We are a hard core group of six who have been meeting for about six years. None of us are particularly close friends outside of the group but nevertheless share an extraordinary closeness and intimacy born from being there as each of us struggles to get our stories out of our heads and onto the page.
I haven’t read anything since my query letter and synopsis for agents over six weeks ago (two rejection emails so far, albeit very nice rejections) but this week Leslie, whose book Dancing in Small Spaces (developed in our workshops) was published in 2011, has an essay she wants to publish on Substack.

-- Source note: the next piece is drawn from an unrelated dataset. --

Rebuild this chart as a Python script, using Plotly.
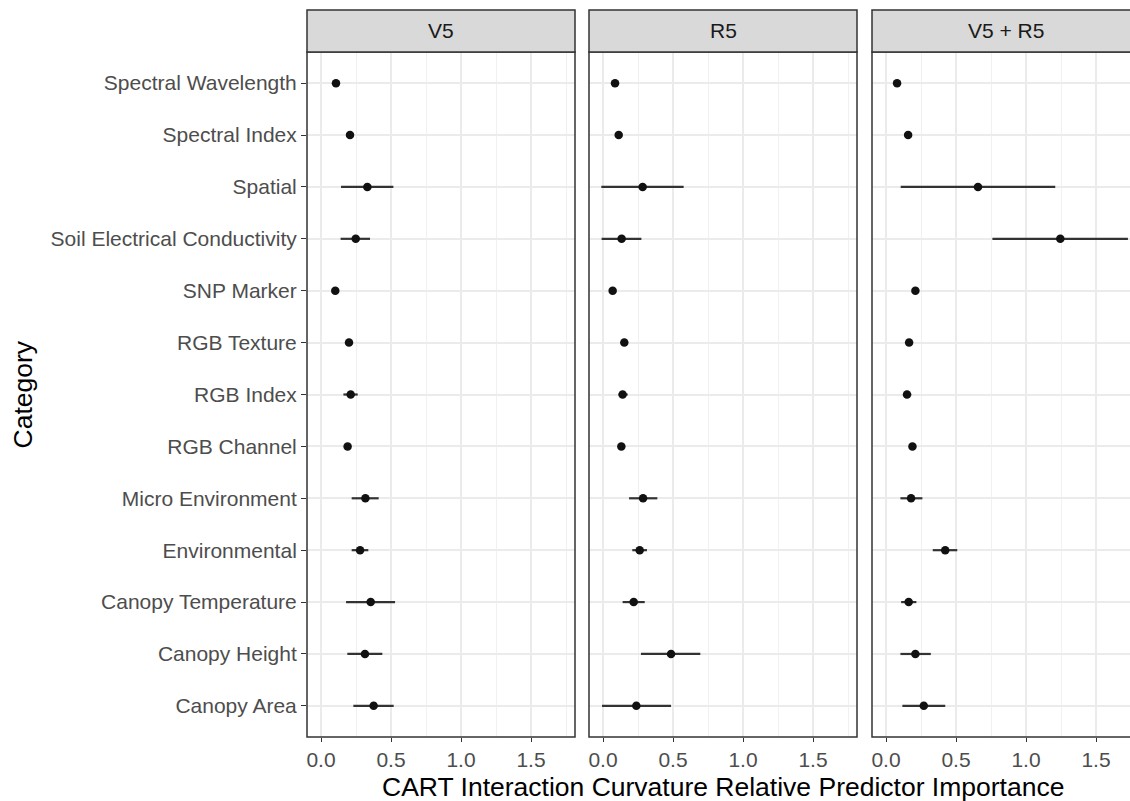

Leslie has Parkinson’s and her voice is not strong. The essay is quite long – part of the reason she has brought it to the group is to find edits – and she asks me to read it out for her in the workshop. Of course I agree.
The essay is about guilt, the guilt of placing loved ones in care, of how Leslie cared for her husband at the end of his life and how it never felt like what she was doing was enough. And learning to forgive herself.

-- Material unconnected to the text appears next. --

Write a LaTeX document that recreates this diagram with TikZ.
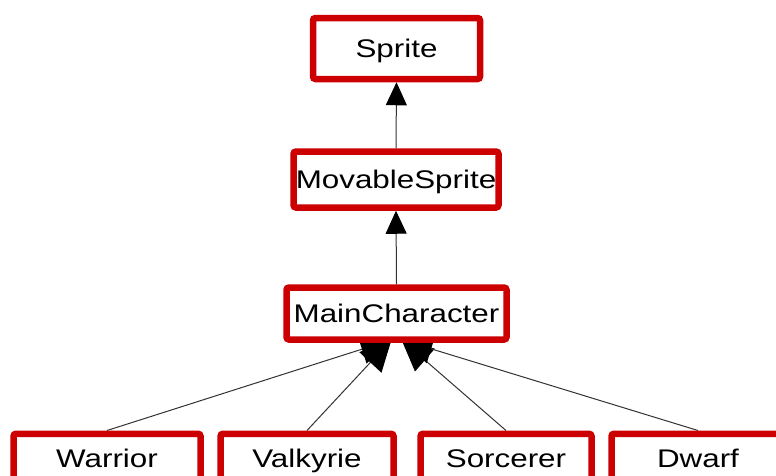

It is a difficult, emotional, draining read, almost unbearably moving but ultimately uplifting as she - at that moment ‘I’ - found forgiveness for herself and a kind of peace. There is a strange difference between reading a person’s story to oneself, to reading her story in the first person out loud. You discover what they are really like from the inside out. It’s standing in their shoes, being Boo Radley - living in someone else’s house.
Friday 27th June
Whenever I come to Revelstoke I make three appointments several months in advance. Hairdresser, doctor and dentist. I feel like these practitioners are my very own personal ‘team’ – as if I were an influencer or Hilary Clinton.
The doctor does a cortisone injection in my arthritic toe using extreme care and ultrasound and the hairdresser cuts my hair, miracle of miracles, exactly as I ask - BUT the dentist is my favourite as they have a TV projected on the ceiling - always the Home Network, shows about renovating property. I respond with glee if I need a root canal as it means I get to watch an entire series of Love it or List it.
My life might not be perfect if I lived in that house but it’s pretty damn good when I’m living in Revelstoke.
I blame so many gardeners for dreams and plans (that then don’t work out), but what joy it is in the trying and buying!
The Salt Path was an amazing book filled with courage and determination, maybe even a little madness (I do hope they don’t depart from the book too much in the movie) . I'm not a hiker and could never be, but I like day-walks where I can return to a nice bed, bath and a meal that isn’t out of a packet!
What a wonderful time you're having. Love the grease and oil change approach to toes, hair and teeth!